On est encore loin d’avoir pleinement conscience de la révolution que représente le passage de la presse papier aux médias sur internet. Or, il est certain dans les dix ans qui viennent, l’organisation des rédactions journalistiques va considérablement changer.
Revenons en arrière
Le XXe siècle a été l’âge classique des mass-média. Journaux, magazines, radio, télévision : une petite poignée d’entreprises de presse nationales et locales produisaient des contenus grand public sur tous les sujets de l’information. Les entreprises étaient spécialisées par type de média et intégraient fréquemment des rédactions de plusieurs centaines de journalistes. Parmi les plus connues : TF1, Le Monde, Ouest France, L’Express, Europe 1… Les contenus diffusés étaient linéaires et tributaires de dates de parution : l’édition du matin, le « 20 heures ». Une émission radiophonique d’actualité, un journal papier ou télévisé proposaient un déroulement logique des sujets traités par la rédaction, plus ou moins imposé selon le support.
L’irruption d’un internet de masse a changé la donne depuis les années 2000
L’accès à une information dépend de plus en plus de moteurs de recherche et de facteurs de popularité et de référencement ;on ne consomme plus l’information de manière linéaire (journal, chaîne) mais on entre directement sur un article ou sujet précis, au gré de ses déplacements numériques. Avec une poignée de journalistes, voire aucun, les géants du web (Google, Microsoft, Orange…) proposent sur leurs portails de l’information brute, mais gratuite. Plusieurs médias dits « pure players » n’existent qu’en ligne : Owni, Slate, Atlantico ; le web dit « 2.0 » représente le règne de l’information co-fabriquée et mise en ligne par l’internaute lui-même : forums, blogs, commentaires, wiki (espaces contributifs type Wikipedia).

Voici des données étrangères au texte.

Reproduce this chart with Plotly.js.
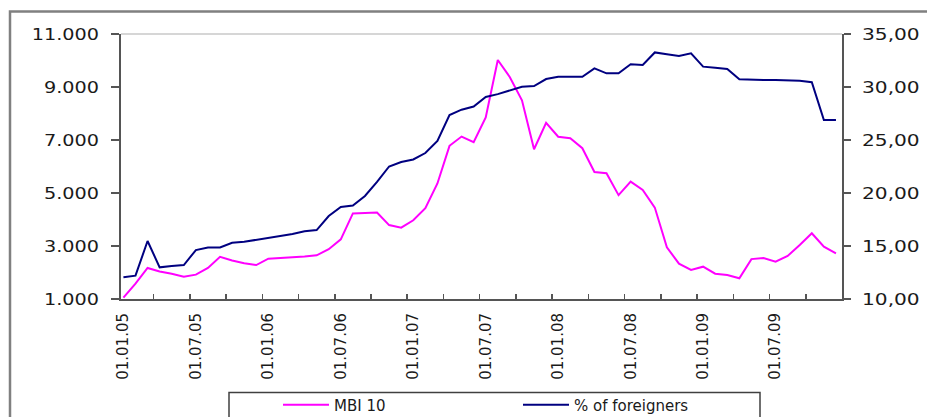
<!DOCTYPE html>
<html><head><meta charset="utf-8">
<script src="https://cdn.plot.ly/plotly-3.0.1.min.js"></script>
<style>html,body{margin:0;padding:0;background:#fff}#chart{width:927px;height:417px}</style>
</head><body><div id="chart"></div>
<script>
// Tick labels of the category axis (every 6 months, monthly data Jan 2005 - Dec 2009)
const tickLabels = ["01.01.05","01.07.05","01.01.06","01.07.06","01.01.07","01.07.07","01.01.08","01.07.08","01.01.09","01.07.09"];
const labelMonthIndex = [0,6,12,18,24,30,36,42,48,54];

// MBI 10 index (left axis)
const mbi10 = [1050,1580,2170,2040,1950,1840,1920,2170,2590,2450,
               2350,2280,2520,2540,2585,2600,2650,2880,3250,4230,
               4245,4265,3790,3690,3970,4430,5360,6780,7130,6920,
               7850,10020,9370,8500,6650,7650,7125,7065,6690,5790,
               5745,4920,5430,5115,4450,2950,2335,2095,2220,1955,
               1905,1780,2505,2545,2410,2625,3040,3480,2975,2725];

// % of foreigners (right axis)
const foreigners = [12.05,12.2,15.47,12.99,13.11,13.2,14.62,14.86,14.86,15.31,
                    15.4,15.57,15.8,15.94,16.13,16.4,16.5,17.83,18.68,18.82,
                    19.72,21.04,22.5,22.92,23.16,23.77,24.91,27.36,27.86,28.16,
                    29.06,29.33,29.69,30.03,30.09,30.75,30.97,30.97,30.97,31.76,
                    31.29,31.29,32.14,32.07,33.26,33.08,32.92,33.18,31.92,31.82,
                    31.7,30.73,30.66,30.66,30.66,30.66,30.6,30.45,26.89,26.89];

const leftTicks = [1000,3000,5000,7000,9000,11000];
const rightTicks = [10,15,20,25,30,35];

const monthIdx = mbi10.map((_, i) => i);
const quarterTicks = [];
for (let k = 2.5; k < 59; k += 3) quarterTicks.push(k);

// layout geometry (pixels)
const W = 927, H = 417, L = 121, R = 842, T = 34, B = 299;
const px = v => (v - L) / (R - L);
const py = v => (B - v) / (B - T);

const axisColor = '#555555';
const tickFont = {family: 'DejaVu Sans, Arial, sans-serif', size: 16, color: '#1a1a1a'};

const traces = [
  {x: monthIdx, y: mbi10, name: 'MBI 10', type: 'scatter', mode: 'lines',
   line: {color: '#ff00ff', width: 2}, xaxis: 'x', yaxis: 'y'},
  {x: monthIdx, y: foreigners, name: '% of foreigners', type: 'scatter', mode: 'lines',
   line: {color: '#000080', width: 2}, xaxis: 'x', yaxis: 'y2'}
];

const layout = {
  width: W, height: H,
  margin: {l: L, r: W - R, t: T, b: H - B, pad: 0, autoexpand: false},
  paper_bgcolor: '#ffffff', plot_bgcolor: '#ffffff',
  separators: ',.',
  showlegend: true,
  legend: {orientation: 'h', x: px(278), y: py(405), xanchor: 'left', yanchor: 'middle',
           bgcolor: 'rgba(0,0,0,0)', borderwidth: 0, itemwidth: 46,
           font: {family: 'DejaVu Sans, Arial, sans-serif', size: 15, color: '#1a1a1a'},
           entrywidth: 179, entrywidthmode: 'pixels'},
  xaxis: {range: [-0.2, 59.5], tickmode: 'array', tickvals: labelMonthIndex, ticktext: tickLabels,
          tickangle: -90, ticks: '', showgrid: false, zeroline: false,
          showline: true, linecolor: axisColor, linewidth: 2,
          tickfont: {family: 'DejaVu Sans, Arial, sans-serif', size: 15, color: '#1a1a1a'},
          ticklabelstandoff: 6,
          minor: {tickmode: 'array', tickvals: quarterTicks, ticks: 'inside', ticklen: 5, tickwidth: 1.5, tickcolor: axisColor, showgrid: false}},
  yaxis: {range: [1000, 11000], tickmode: 'array', tickvals: leftTicks, tickformat: ',.0f',
          ticks: 'outside', ticklen: 8, tickwidth: 1.5, tickcolor: axisColor,
          showline: true, linecolor: axisColor, linewidth: 2, showgrid: false, zeroline: false,
          tickfont: tickFont},
  yaxis2: {range: [10, 35], tickmode: 'array', tickvals: rightTicks, tickformat: '.2f',
           overlaying: 'y', side: 'right', anchor: 'x',
           ticks: 'outside', ticklen: 7, tickwidth: 1.5, tickcolor: axisColor,
           showline: true, linecolor: axisColor, linewidth: 2, showgrid: false, zeroline: false,
           tickfont: tickFont},
  yaxis3: {range: [1000, 11000], tickmode: 'array', tickvals: leftTicks, overlaying: 'y', side: 'left', anchor: 'x',
           ticks: 'inside', ticklen: 6, tickwidth: 1.5, tickcolor: axisColor, showticklabels: false,
           showline: false, showgrid: false, zeroline: false},
  yaxis4: {range: [10, 35], tickmode: 'array', tickvals: rightTicks, overlaying: 'y', side: 'right', anchor: 'x',
           ticks: 'inside', ticklen: 6, tickwidth: 1.5, tickcolor: axisColor, showticklabels: false,
           showline: false, showgrid: false, zeroline: false},
  shapes: [
    {type: 'rect', xref: 'paper', yref: 'paper', x0: px(10), x1: px(940), y0: py(11.5), y1: py(440),
     line: {color: '#808080', width: 2.5}, fillcolor: 'rgba(0,0,0,0)', layer: 'below'},
    {type: 'line', xref: 'paper', yref: 'paper', x0: 0, x1: 1, y0: 1, y1: 1,
     line: {color: '#c8c8c8', width: 1.5}, layer: 'below'},
    {type: 'rect', xref: 'paper', yref: 'paper', x0: px(229), x1: px(760), y0: py(392.5), y1: py(440),
     line: {color: '#404040', width: 1.5}, fillcolor: 'rgba(0,0,0,0)'}
  ]
};

Plotly.newPlot('chart', traces, layout, {staticPlot: true, displayModeBar: false}).then(gd => {
  // the reference's value labels are drawn horizontally widened; stretch the real text to match
  // and align them to the reference's label edges (left labels end at x=99, right ones start at x=862)
  const svgLeft = gd.getBoundingClientRect().left;
  const mid = (L + R) / 2;
  gd.querySelectorAll('g.ytick text, g.y2tick text').forEach(t => {
    if (!t.textContent) return;
    const r0 = t.getBoundingClientRect();
    if (r0.width === 0) return;
    const isRight = (r0.left + r0.right) / 2 - svgLeft > mid;
    const w = t.getComputedTextLength();
    t.setAttribute('textLength', (w * (isRight ? 1.26 : 1.2)).toFixed(1));
    t.setAttribute('lengthAdjust', 'spacingAndGlyphs');
    const r = t.getBoundingClientRect();
    const cur = isRight ? r.left - svgLeft : r.right - svgLeft;
    const target = isRight ? 862 : 99;
    const x0 = parseFloat(t.getAttribute('x')) || 0;
    t.setAttribute('x', (x0 + target - cur).toFixed(1));
  });
});
</script>
</body></html>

Les réseaux sociaux, notamment Facebook et Twitter, prolongent cet aspect en permettant à tout un chacun de relayer un article auprès de son réseau ou de « suivre » des personnes diffusant des informations en rapport avec ses centres d’intérêts.
Les technologies mobiles récentes (smartphones, tablettes, liseuses électroniques) permettent de consommer de l’information partout et à tout moment sur des écrans de taille modeste. On assiste à une convergence entre les industries des contenus (presse, télévision…) et celles des « tuyaux » d’acheminement (téléphonie fixe et mobile) : l’opérateur Orange, ex-France Télécom, qui fait sa place dans les contenus télévisuels, réalise le projet de Jean-Marie Messier, ex-patron de Vivendi.
A côté de ces facteurs propres au web, le changement des comportements initié par l’émergence d’une presse gratuite (20 minutes, Métro, groupe Bolloré), conduit le consommateur à refuser le plus souvent de payer pour l’information, à l’exception de certains contenus particulièrement attirants pour lui.
En outre, chacun sait aujourd’hui que l’équation économique de la presse, que ce soit sur papier ou sur le web, est particulièrement ardue. Bien peu d’entreprises semblent avoir un modèle viable dans le secteur de l’information pure.
Reprise du pouvoir par la base
Face à ces différents mouvements actuels, le scientifique et prospectiviste Joël de Rosnay décrit les internautes de la base sous le nom de « pronétaires ». Le terme désigne, avec une connotation positive, les prolétaires d’un genre nouveau du monde numérique. Ils créent leurs « médias des masses » (et non plus « de masse »), font naître une nouvelle intelligence collective, et s’opposent souvent aux produits de l’industrie médiatique classique (Voir notamment : Surfer la vie, Les liens qui libèrent, 2012).
Quel paysage sera donc celui du journalisme dans les années qui viennent ? Les grands médias aux millions d’auditeurs-lecteurs ne vont pas disparaître mais seront de plus en plus adossés à des groupes géants de communication, divertissement ou technologies. Ils produiront une information assez standardisée, généralement gratuite. Leur modèle économique reposera essentiellement sur les millions de pages vues qu’ils sont capables de générer. Le web grignotera de plus en plus la part de l’édition imprimée. De plus, ces entreprises s’appuieront sur des marques fortes, notamment celles des anciens journaux et magazines papier. Leurs ressorts principaux seront le fait divers, la caisse de résonance médiatique (politique, économie), le « people ». Ils prétendront peu expliquer les grands enjeux sociaux.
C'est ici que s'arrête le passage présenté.